Municipality hits tobacco shops with fines and penalties during campaign
Dubai launches citywide raids on stores selling e-cigarettes
Tobacco shops illegally selling e-cigarettes have been targeted in a city-wide crackdown.
A total of seven retailers were hit with fines and had illegal goods confiscated and destroyed as part of a widespread campaign in Al Hudaiba, Bur Dubai and Al Murar.
Municipality inspectors seized 30 electronic cigarettes from 11 outlets, as well as 100kg of tobacco that was being sold in illegal packaging.
“During the campaign, as much as 100kg of tobacco was confiscated,” said Redha Salman, director of the public health and safety department at Dubai Municipality.

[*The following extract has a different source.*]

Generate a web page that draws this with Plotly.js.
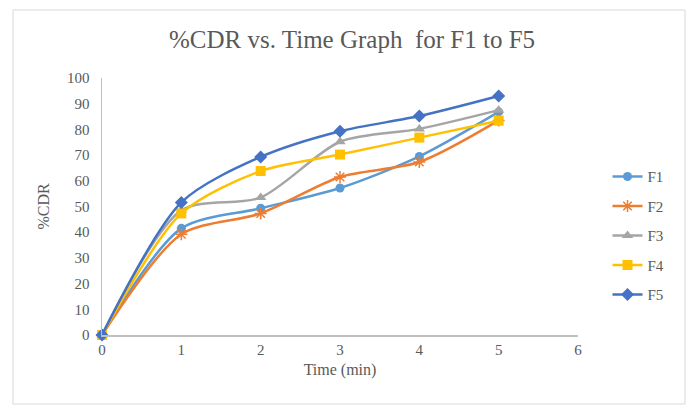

It is the latest sign that government officials remain firm in their stance against tobacco smoking alternatives since a 100 per cent tobacco tax came in during the last quarter of 2017.
The sale of e-cigarettes and e-shisha pipes is prohibited.
Shops selling vapes, e-cigs and refill liquids can have their goods confiscated and will be given a warning if a first offence, with repeat offenders risking a Dh500,000 fine.
During the Dubai crackdown, 200 packets of artificially-flavoured tobacco were withdrawn from the market, as the packaging did not specify the origin of the product or its ingredients, or did not have any health warning labels attached as per government regulations.
Smoke-free tobacco products are yet to launch in the UAE, although e-cigarettes are widely used with liquid top-ups either purchased overseas or from black market dealers.
In an online poll of more than 600 smokers conducted by The National, more than half said they had tried e-cigarettes or e-pipes, despite devices and refills being banned from sale in the UAE.
Of those who had tried tobacco alternatives, 54 per cent said they were not prepared to switch to electronic devices to feed their nicotine habit.
One of the world’s largest tobacco producers, Philip Morris International, has said almost 5 million adult smokers have quit cigarettes globally by switching to electric powered tobacco devices that heat tobacco, without the same carcinogens.
In February, Tarkan Demirbas, area vice president for Philip Morris in Dubai, said the company was committed to one-day offer smoke-free alternatives in the GCC.
“There are certain commercial and regulatory requirements that must be met before we can bring a new product into a market,” he said.
“I personally hope that those requirements are met as soon as possible so that we can begin offering these better options to the current smokers in GCC.”